▸ What this task involves:
Repeat the listing that follows, character for character, minus the pictures.

* START Dataset *

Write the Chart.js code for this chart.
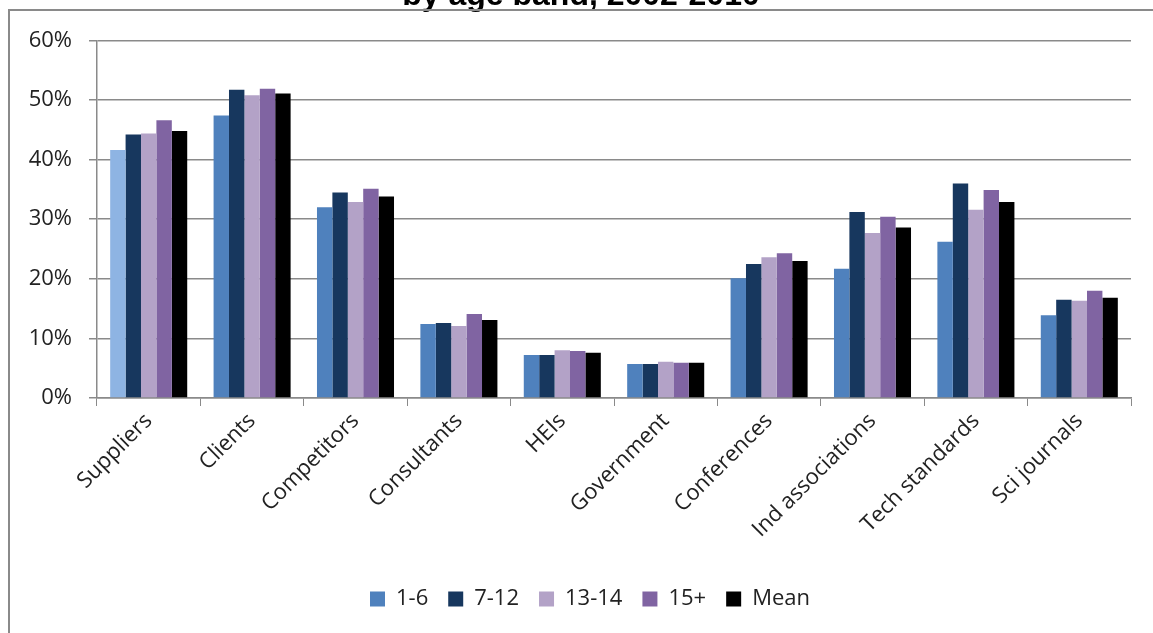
<!DOCTYPE html>
<html>
<head>
<meta charset="utf-8">
<title>Sources of information by age band</title>
<script src="https://cdn.jsdelivr.net/npm/chart.js@4.4.1/dist/chart.umd.min.js"></script>
<style>
  html, body { margin: 0; padding: 0; background: #fff; overflow: hidden; }
  body { width: 1153px; height: 633px; position: relative; }
  #wrap { position: absolute; left: 0; top: -23px; width: 1153px; height: 656px; }
  #frame {
    position: absolute; left: 8px; top: 9px; width: 1200px; height: 700px;
    border-left: 2px solid #8a8a8a; border-top: 2px solid #8a8a8a;
    pointer-events: none;
  }
</style>
</head>
<body>
<div id="wrap"><canvas id="grafico"></canvas></div>
<div id="frame"></div>
<script>
// categorias e series (% de empresas)
const categorias = ['Suppliers', 'Clients', 'Competitors', 'Consultants', 'HEIs',
    'Government', 'Conferences', 'Ind associations', 'Tech standards', 'Sci journals'];
const idade1a6 = [41.6, 47.4, 32.0, 12.4, 7.2, 5.7, 20.1, 21.7, 26.2, 13.9];
const idade7a12 = [44.2, 51.7, 34.5, 12.6, 7.2, 5.7, 22.5, 31.2, 36.0, 16.5];
const idade13a14 = [44.4, 50.8, 32.9, 12.1, 8.0, 6.1, 23.6, 27.7, 31.6, 16.3];
const idade15mais = [46.6, 51.9, 35.1, 14.1, 7.9, 5.9, 24.3, 30.4, 34.9, 18.0];
const media = [44.8, 51.1, 33.8, 13.1, 7.6, 5.9, 23.0, 28.6, 32.9, 16.8];
const rotulosSeries = ['1-6', '7-12', '13-14', '15+', 'Mean'];
const ticksY = [0, 10, 20, 30, 40, 50, 60];

const fonte = "'Open Sans', 'Noto Sans', sans-serif";
const cinza = '#8a8a8a';
const azul = '#4F81BD';
const azulClaro = '#8EB4E3';

// legenda e titulo do original ficam um pouco deslocados para a direita
const deslocaBlocos = {
    id: 'deslocaBlocos',
    beforeDraw(chart) {
        if (chart.legend) chart.legend.left = 49;
        if (chart.titleBlock) chart.titleBlock.left = 31;
    }
};

function criarGrafico() {
    const ctx = document.getElementById('grafico');
    new Chart(ctx, {
        type: 'bar',
        data: {
            labels: categorias,
            datasets: [
                {
                    label: rotulosSeries[0], data: idade1a6,
                    // a primeira barra (Suppliers) esta mais clara no original
                    backgroundColor: c => c.dataIndex === 0 ? azulClaro : azul
                },
                { label: rotulosSeries[1], data: idade7a12, backgroundColor: '#17375E' },
                { label: rotulosSeries[2], data: idade13a14, backgroundColor: '#B3A2C7' },
                { label: rotulosSeries[3], data: idade15mais, backgroundColor: '#8064A2' },
                { label: rotulosSeries[4], data: media, backgroundColor: '#000000' }
            ]
        },
        options: {
            responsive: true,
            maintainAspectRatio: false,
            animation: false,
            datasets: { bar: { categoryPercentage: 0.745, barPercentage: 1.0, borderWidth: 0 } },
            layout: { padding: { left: 0, right: 22, top: 0, bottom: 13 } },
            plugins: {
                title: {
                    display: true,
                    text: 'by age band, 2002-2010',
                    color: '#000',
                    font: { family: "'Liberation Sans', Arial, sans-serif", size: 32, weight: 'bold' },
                    padding: { top: 0, bottom: 25 }
                },
                legend: {
                    position: 'bottom',
                    labels: {
                        color: '#222',
                        font: { family: fonte, size: 22 },
                        boxWidth: 15, boxHeight: 15, padding: 20,
                        generateLabels: chart => {
                            const itens = Chart.defaults.plugins.legend.labels.generateLabels(chart);
                            itens[0].fillStyle = azul;
                            itens[0].strokeStyle = azul;
                            return itens;
                        }
                    }
                },
                tooltip: { enabled: false }
            },
            scales: {
                x: {
                    grid: { display: true, drawOnChartArea: false, drawTicks: true, tickLength: 8, color: cinza, offset: true },
                    border: { color: cinza, width: 1.5 },
                    ticks: { color: '#222', font: { family: fonte, size: 22 }, minRotation: 45, maxRotation: 45, padding: 2 },
                    afterFit: s => { s.height = 170; }
                },
                y: {
                    min: 0, max: 60,
                    afterBuildTicks: s => { s.ticks = ticksY.map(v => ({ value: v })); },
                    grid: { color: cinza, lineWidth: 1.5, tickLength: 8 },
                    border: { color: cinza, width: 1.5 },
                    ticks: { color: '#222', font: { family: fonte, size: 22 }, padding: 17, callback: v => v + '%' },
                    afterFit: s => { s.width = 97; }
                }
            }
        },
        plugins: [deslocaBlocos]
    });
}

document.addEventListener('DOMContentLoaded', criarGrafico);
</script>
</body>
</html>
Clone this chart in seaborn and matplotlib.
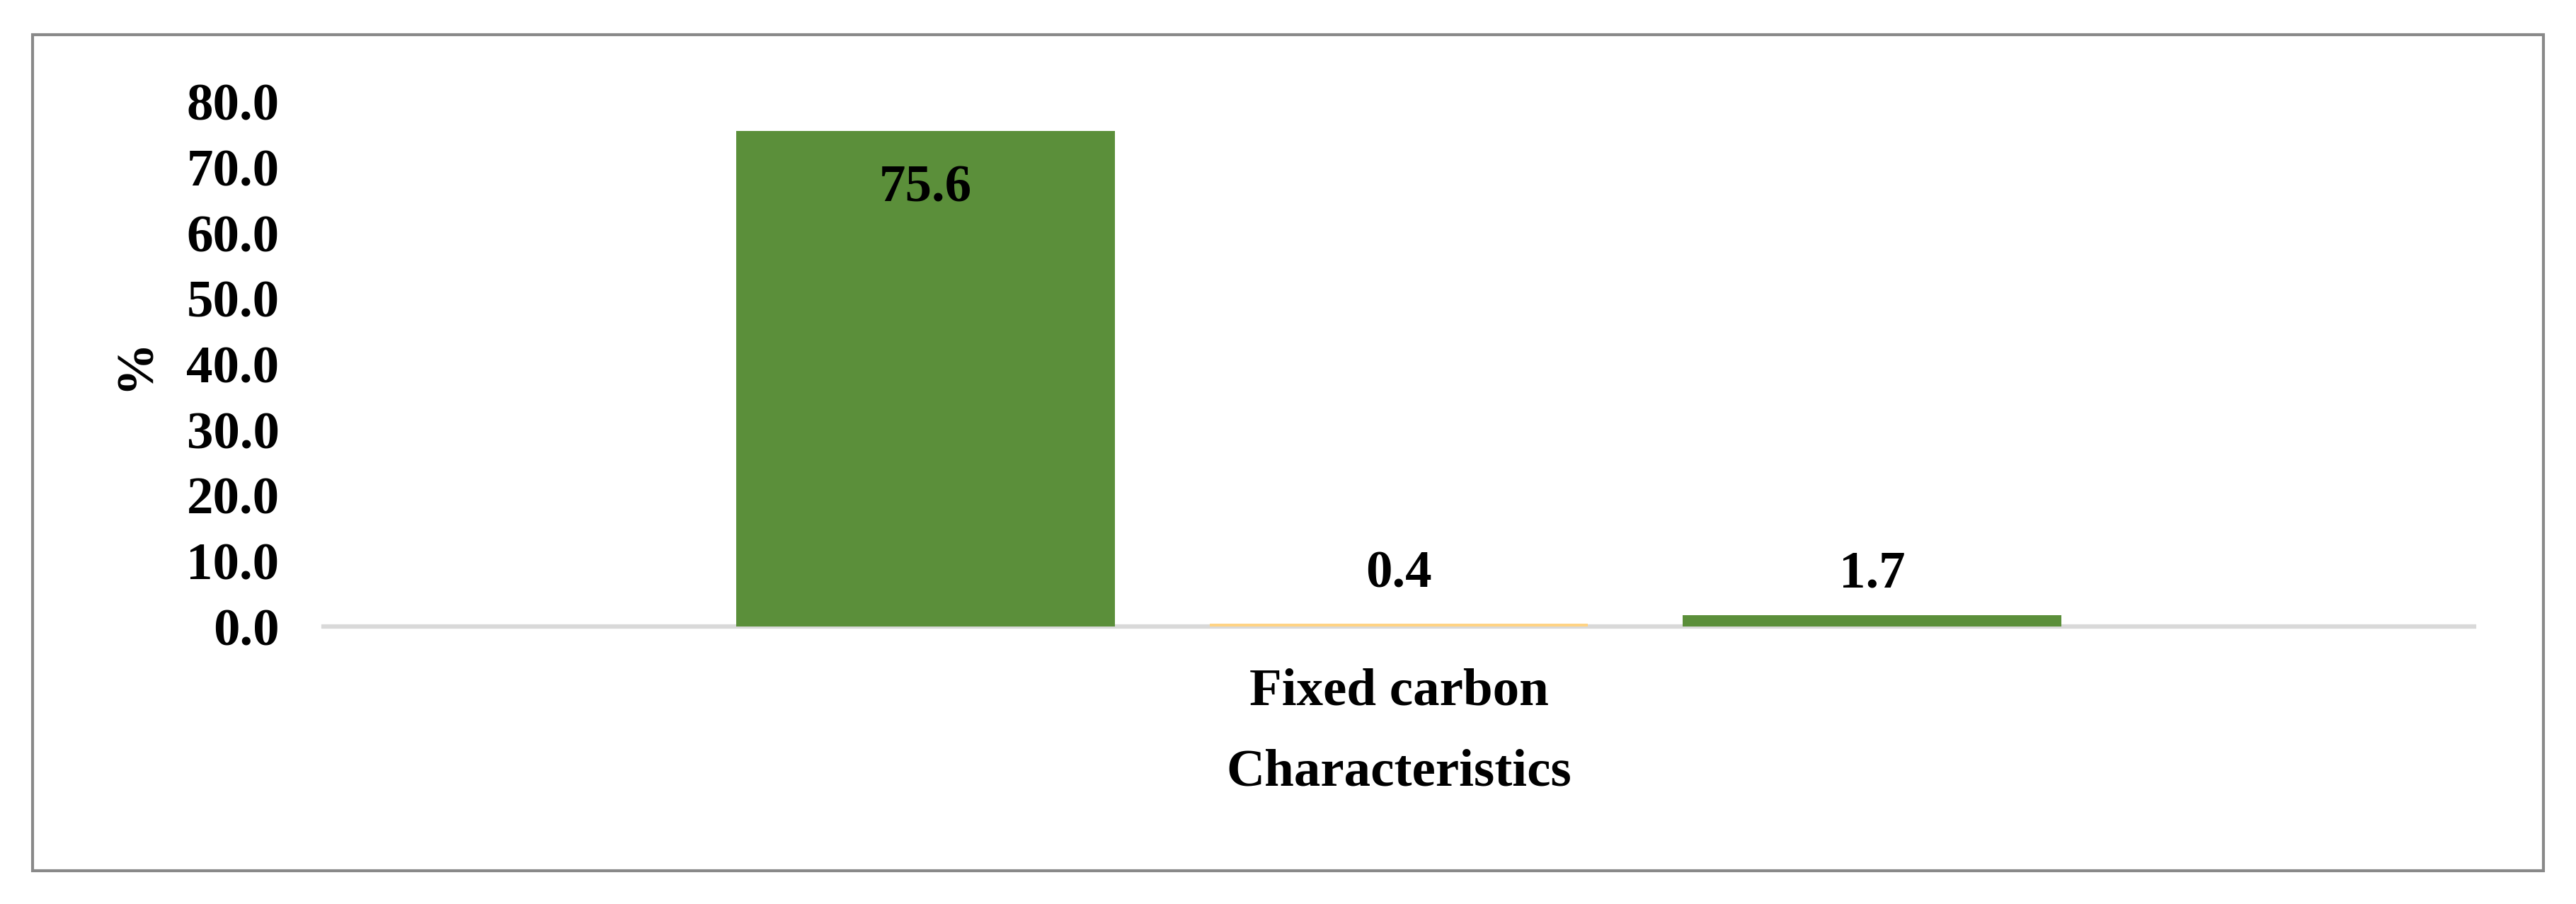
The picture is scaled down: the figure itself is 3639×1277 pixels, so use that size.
import matplotlib
matplotlib.use("Agg")
import matplotlib.pyplot as plt
import seaborn as sns
import pandas as pd
from matplotlib.patches import Rectangle

# ---- data ----
categories = ["Fixed carbon"]
series = ["Series 1", "Series 2", "Series 3"]
values = [75.6, 0.4, 1.7]
yticks = [0, 10, 20, 30, 40, 50, 60, 70, 80]
bar_colors = ["#5B8F3A", "#FFD383", "#5B8F3A"]

df = pd.DataFrame({
    "Characteristic": categories * len(series),
    "Series": series,
    "Value": values,
})

sns.set_theme(style="white")
plt.rcParams["font.family"] = ["Liberation Serif", "DejaVu Serif"]
plt.rcParams["font.weight"] = "bold"
plt.rcParams["text.color"] = "black"
plt.rcParams["axes.labelcolor"] = "black"
plt.rcParams["xtick.color"] = "black"
plt.rcParams["ytick.color"] = "black"

FS = 18
W, H, DPI = 3639, 1277, 300
fig = plt.figure(figsize=(W / DPI, H / DPI), dpi=DPI)
ax = fig.add_axes([457 / W, 1 - 885 / H, (3495 - 457) / W, (885 - 144) / H])

sns.barplot(data=df, x="Characteristic", y="Value", hue="Series",
            palette=bar_colors, width=0.66, gap=0.2, saturation=1,
            errorbar=None, legend=False, linewidth=0, ax=ax)

ax.set_ylim(0, 80)
ax.set_xlim(-0.5, 0.5)
ax.set_yticks(yticks)
ax.set_yticklabels([f"{v:.1f}" for v in yticks], fontsize=FS, fontweight="bold", color="black")
ax.tick_params(axis="y", length=0, pad=15)
ax.tick_params(axis="x", length=0, pad=14, labelsize=FS, labelcolor="black")
for lbl in ax.get_xticklabels():
    lbl.set_fontweight("bold")

ax.set_xlabel("Characteristics", fontsize=FS, fontweight="bold", labelpad=11, color="black")
ax.set_ylabel("%", fontsize=FS, fontweight="bold", labelpad=9, color="black")

for side in ["top", "right", "left"]:
    ax.spines[side].set_visible(False)
ax.spines["bottom"].set_color("#D9D9D9")
ax.spines["bottom"].set_linewidth(1.5)
ax.spines["bottom"].set_zorder(1)
ax.grid(False)

# value labels
for patch in ax.patches:
    patch.set_zorder(3)
    h = patch.get_height()
    cx = patch.get_x() + patch.get_width() / 2
    if h > 10:
        ypos = h - 8.8
    else:
        ypos = 7.9
    ax.text(cx, ypos, f"{h:.1f}", ha="center", va="center",
            fontsize=FS, fontweight="bold", color="black")

# outer border
fig.patches.append(Rectangle((46 / W, 1 - 1230 / H), (3593 - 46) / W, (1230 - 49) / H,
                             transform=fig.transFigure, fill=False,
                             edgecolor="#898989", linewidth=1.0))

fig.savefig("out.png", dpi=DPI, facecolor="white")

* END Dataset *

▸ Task response:
Write the Chart.js code for this chart.
<!DOCTYPE html>
<html>
<head>
<meta charset="utf-8">
<title>Sources of information by age band</title>
<script src="https://cdn.jsdelivr.net/npm/chart.js@4.4.1/dist/chart.umd.min.js"></script>
<style>
  html, body { margin: 0; padding: 0; background: #fff; overflow: hidden; }
  body { width: 1153px; height: 633px; position: relative; }
  #wrap { position: absolute; left: 0; top: -23px; width: 1153px; height: 656px; }
  #frame {
    position: absolute; left: 8px; top: 9px; width: 1200px; height: 700px;
    border-left: 2px solid #8a8a8a; border-top: 2px solid #8a8a8a;
    pointer-events: none;
  }
</style>
</head>
<body>
<div id="wrap"><canvas id="grafico"></canvas></div>
<div id="frame"></div>
<script>
// categorias e series (% de empresas)
const categorias = ['Suppliers', 'Clients', 'Competitors', 'Consultants', 'HEIs',
    'Government', 'Conferences', 'Ind associations', 'Tech standards', 'Sci journals'];
const idade1a6 = [41.6, 47.4, 32.0, 12.4, 7.2, 5.7, 20.1, 21.7, 26.2, 13.9];
const idade7a12 = [44.2, 51.7, 34.5, 12.6, 7.2, 5.7, 22.5, 31.2, 36.0, 16.5];
const idade13a14 = [44.4, 50.8, 32.9, 12.1, 8.0, 6.1, 23.6, 27.7, 31.6, 16.3];
const idade15mais = [46.6, 51.9, 35.1, 14.1, 7.9, 5.9, 24.3, 30.4, 34.9, 18.0];
const media = [44.8, 51.1, 33.8, 13.1, 7.6, 5.9, 23.0, 28.6, 32.9, 16.8];
const rotulosSeries = ['1-6', '7-12', '13-14', '15+', 'Mean'];
const ticksY = [0, 10, 20, 30, 40, 50, 60];

const fonte = "'Open Sans', 'Noto Sans', sans-serif";
const cinza = '#8a8a8a';
const azul = '#4F81BD';
const azulClaro = '#8EB4E3';

// legenda e titulo do original ficam um pouco deslocados para a direita
const deslocaBlocos = {
    id: 'deslocaBlocos',
    beforeDraw(chart) {
        if (chart.legend) chart.legend.left = 49;
        if (chart.titleBlock) chart.titleBlock.left = 31;
    }
};

function criarGrafico() {
    const ctx = document.getElementById('grafico');
    new Chart(ctx, {
        type: 'bar',
        data: {
            labels: categorias,
            datasets: [
                {
                    label: rotulosSeries[0], data: idade1a6,
                    // a primeira barra (Suppliers) esta mais clara no original
                    backgroundColor: c => c.dataIndex === 0 ? azulClaro : azul
                },
                { label: rotulosSeries[1], data: idade7a12, backgroundColor: '#17375E' },
                { label: rotulosSeries[2], data: idade13a14, backgroundColor: '#B3A2C7' },
                { label: rotulosSeries[3], data: idade15mais, backgroundColor: '#8064A2' },
                { label: rotulosSeries[4], data: media, backgroundColor: '#000000' }
            ]
        },
        options: {
            responsive: true,
            maintainAspectRatio: false,
            animation: false,
            datasets: { bar: { categoryPercentage: 0.745, barPercentage: 1.0, borderWidth: 0 } },
            layout: { padding: { left: 0, right: 22, top: 0, bottom: 13 } },
            plugins: {
                title: {
                    display: true,
                    text: 'by age band, 2002-2010',
                    color: '#000',
                    font: { family: "'Liberation Sans', Arial, sans-serif", size: 32, weight: 'bold' },
                    padding: { top: 0, bottom: 25 }
                },
                legend: {
                    position: 'bottom',
                    labels: {
                        color: '#222',
                        font: { family: fonte, size: 22 },
                        boxWidth: 15, boxHeight: 15, padding: 20,
                        generateLabels: chart => {
                            const itens = Chart.defaults.plugins.legend.labels.generateLabels(chart);
                            itens[0].fillStyle = azul;
                            itens[0].strokeStyle = azul;
                            return itens;
                        }
                    }
                },
                tooltip: { enabled: false }
            },
            scales: {
                x: {
                    grid: { display: true, drawOnChartArea: false, drawTicks: true, tickLength: 8, color: cinza, offset: true },
                    border: { color: cinza, width: 1.5 },
                    ticks: { color: '#222', font: { family: fonte, size: 22 }, minRotation: 45, maxRotation: 45, padding: 2 },
                    afterFit: s => { s.height = 170; }
                },
                y: {
                    min: 0, max: 60,
                    afterBuildTicks: s => { s.ticks = ticksY.map(v => ({ value: v })); },
                    grid: { color: cinza, lineWidth: 1.5, tickLength: 8 },
                    border: { color: cinza, width: 1.5 },
                    ticks: { color: '#222', font: { family: fonte, size: 22 }, padding: 17, callback: v => v + '%' },
                    afterFit: s => { s.width = 97; }
                }
            }
        },
        plugins: [deslocaBlocos]
    });
}

document.addEventListener('DOMContentLoaded', criarGrafico);
</script>
</body>
</html>
Clone this chart in seaborn and matplotlib.
The picture is scaled down: the figure itself is 3639×1277 pixels, so use that size.
import matplotlib
matplotlib.use("Agg")
import matplotlib.pyplot as plt
import seaborn as sns
import pandas as pd
from matplotlib.patches import Rectangle

# ---- data ----
categories = ["Fixed carbon"]
series = ["Series 1", "Series 2", "Series 3"]
values = [75.6, 0.4, 1.7]
yticks = [0, 10, 20, 30, 40, 50, 60, 70, 80]
bar_colors = ["#5B8F3A", "#FFD383", "#5B8F3A"]

df = pd.DataFrame({
    "Characteristic": categories * len(series),
    "Series": series,
    "Value": values,
})

sns.set_theme(style="white")
plt.rcParams["font.family"] = ["Liberation Serif", "DejaVu Serif"]
plt.rcParams["font.weight"] = "bold"
plt.rcParams["text.color"] = "black"
plt.rcParams["axes.labelcolor"] = "black"
plt.rcParams["xtick.color"] = "black"
plt.rcParams["ytick.color"] = "black"

FS = 18
W, H, DPI = 3639, 1277, 300
fig = plt.figure(figsize=(W / DPI, H / DPI), dpi=DPI)
ax = fig.add_axes([457 / W, 1 - 885 / H, (3495 - 457) / W, (885 - 144) / H])

sns.barplot(data=df, x="Characteristic", y="Value", hue="Series",
            palette=bar_colors, width=0.66, gap=0.2, saturation=1,
            errorbar=None, legend=False, linewidth=0, ax=ax)

ax.set_ylim(0, 80)
ax.set_xlim(-0.5, 0.5)
ax.set_yticks(yticks)
ax.set_yticklabels([f"{v:.1f}" for v in yticks], fontsize=FS, fontweight="bold", color="black")
ax.tick_params(axis="y", length=0, pad=15)
ax.tick_params(axis="x", length=0, pad=14, labelsize=FS, labelcolor="black")
for lbl in ax.get_xticklabels():
    lbl.set_fontweight("bold")

ax.set_xlabel("Characteristics", fontsize=FS, fontweight="bold", labelpad=11, color="black")
ax.set_ylabel("%", fontsize=FS, fontweight="bold", labelpad=9, color="black")

for side in ["top", "right", "left"]:
    ax.spines[side].set_visible(False)
ax.spines["bottom"].set_color("#D9D9D9")
ax.spines["bottom"].set_linewidth(1.5)
ax.spines["bottom"].set_zorder(1)
ax.grid(False)

# value labels
for patch in ax.patches:
    patch.set_zorder(3)
    h = patch.get_height()
    cx = patch.get_x() + patch.get_width() / 2
    if h > 10:
        ypos = h - 8.8
    else:
        ypos = 7.9
    ax.text(cx, ypos, f"{h:.1f}", ha="center", va="center",
            fontsize=FS, fontweight="bold", color="black")

# outer border
fig.patches.append(Rectangle((46 / W, 1 - 1230 / H), (3593 - 46) / W, (1230 - 49) / H,
                             transform=fig.transFigure, fill=False,
                             edgecolor="#898989", linewidth=1.0))

fig.savefig("out.png", dpi=DPI, facecolor="white")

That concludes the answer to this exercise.